[rabbitmq-discuss] ? short-string encoding and rabbitmq 2.0.1
james anderson
james.anderson at setf.de
Sat Oct 23 00:38:30 BST 2010
good evening, michael;
thank you for your note;
On 2010-10-22, at 19:22 , Michael Bridgen wrote:
> James,
>
>>> <snip>
>>>> i understand this, and the code in the repository[3] to indicate
>>>> that
>>>> the 115,6,83 at the start of the fourth line of the content vector,
>>>> above, was decoded as a short 16/signed instead of the intended
>>>> six byte
>>>> short string. given which state, the subsequent vector
>>>> <<84,82,73,78,71,7,80, ...>> matched no pattern. do i understand
>>>> these
>>>> events correctly?
>>>
>>> Yes.
>>>
>>> See http://dev.rabbitmq.com/wiki/Amqp091Errata#section_3 for a bit
>>> more information, but in short this is an area where we believe the
>>> spec to be incorrect.
>>
>> ok. it would help, if the page which describes that rabbitmq
>> implements
>> 0.9.1 were to include something to the effect that the specification
>> which version 2 purports to support is not the one to which the page
>> links, but some other. perhaps it could also include a link to that
>> other specification, or at least to the wiki errata page. perhaps the
>> release notes page could include the topic. or perhaps the release
>> news
>> page.
>
> In general RabbitMQ tries very hard to implement the letter of the
> specification; however there are a few things in the published AMQP
> 0-9-1, as in most specifications, that are either ambiguous or
> inconsistent. In those cases we set out in the errata what is it
> RabbitMQ /does/ do. This is not an unusual situation.
>
> As an egregious though amusing example, see the published *AMQP
> 0-8* specification under the heading "4.2.2 Protocol Header".

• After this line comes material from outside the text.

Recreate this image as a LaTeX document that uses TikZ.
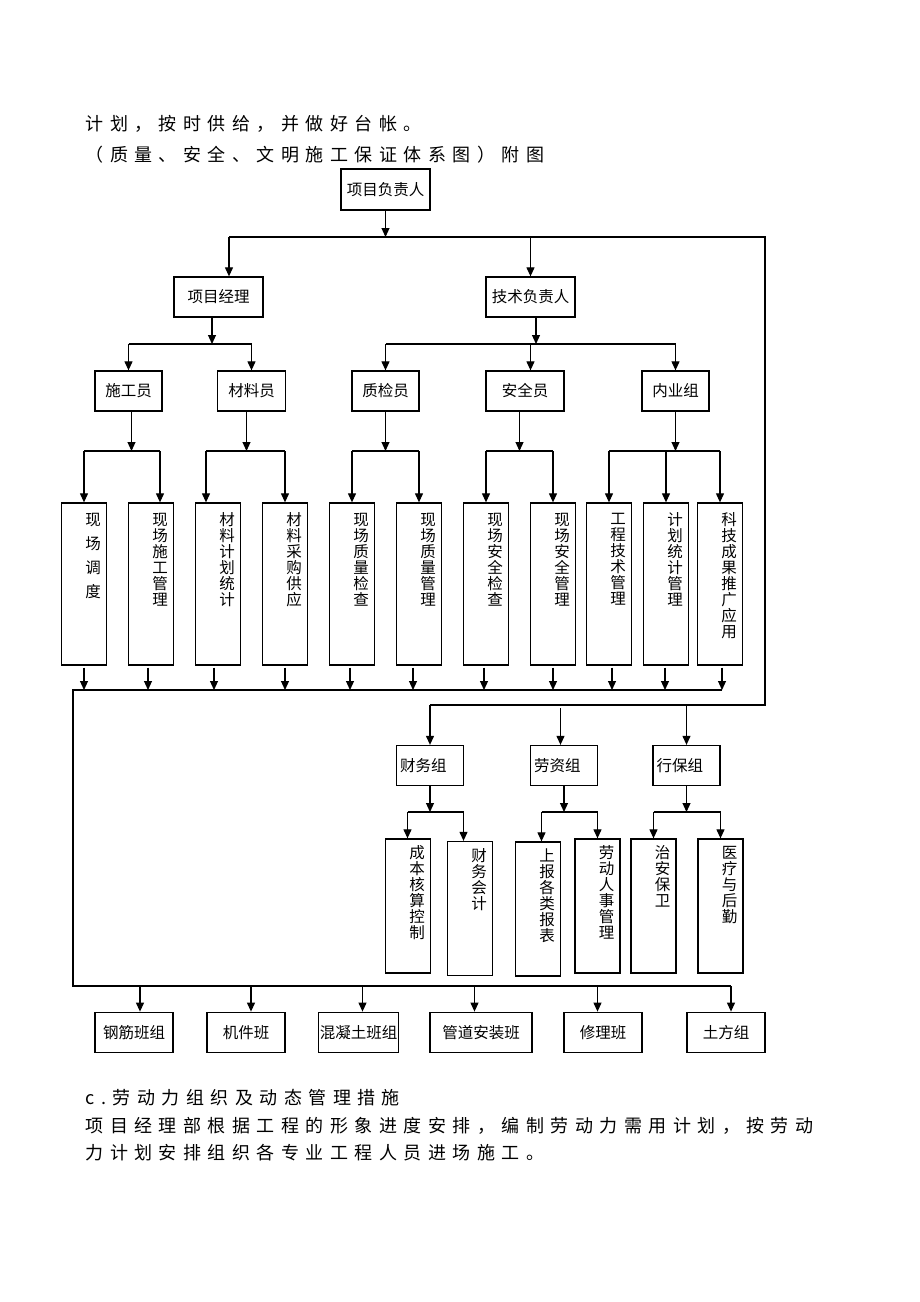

another author was kind enough some months ago to have cleared up any
misconceptions and unreasonable expectations which i might have had
about those passages.
>
> If you are cross because this cost you time and effort, then I
> sympathise -- we've spent rather a lot of time and effort ourselves
> trying to implement 0-9-1 in a way that it consistent /and/
> interoperates with other implementations.
>
>>> The upshot is that there isn't a way to put short strings in tables;
>>> you have to use long strings.
>>
>> evidently.
>> the question remains, whether rabbitmq's intention is that, a library
>> which purports to implement the standard now needs to not only
>> negotiate
>> protocol version, but also implementation?
>
> Sadly, it is a choice between being faithful to the specification
> and working with the implementations extant. For us, too.
i am not cross. independent of any questions of lost time and/or
unsatisfactory documentation, i am disappointed. the amqp
specification provides sufficient technical capacity, that an
argument that the type codes need be identical between versions is
unfounded. i was not (evidently, fortunately) witness to the history,
but if the issue is that qpid claimed a combination between an 9.0.1
and an incompatible set of type codes, then the logical step would
have been to assign that set and the set in the present 9.0.1
specification a distinct versions of the specification. given which
option the choice, above, is difficult to comprehend.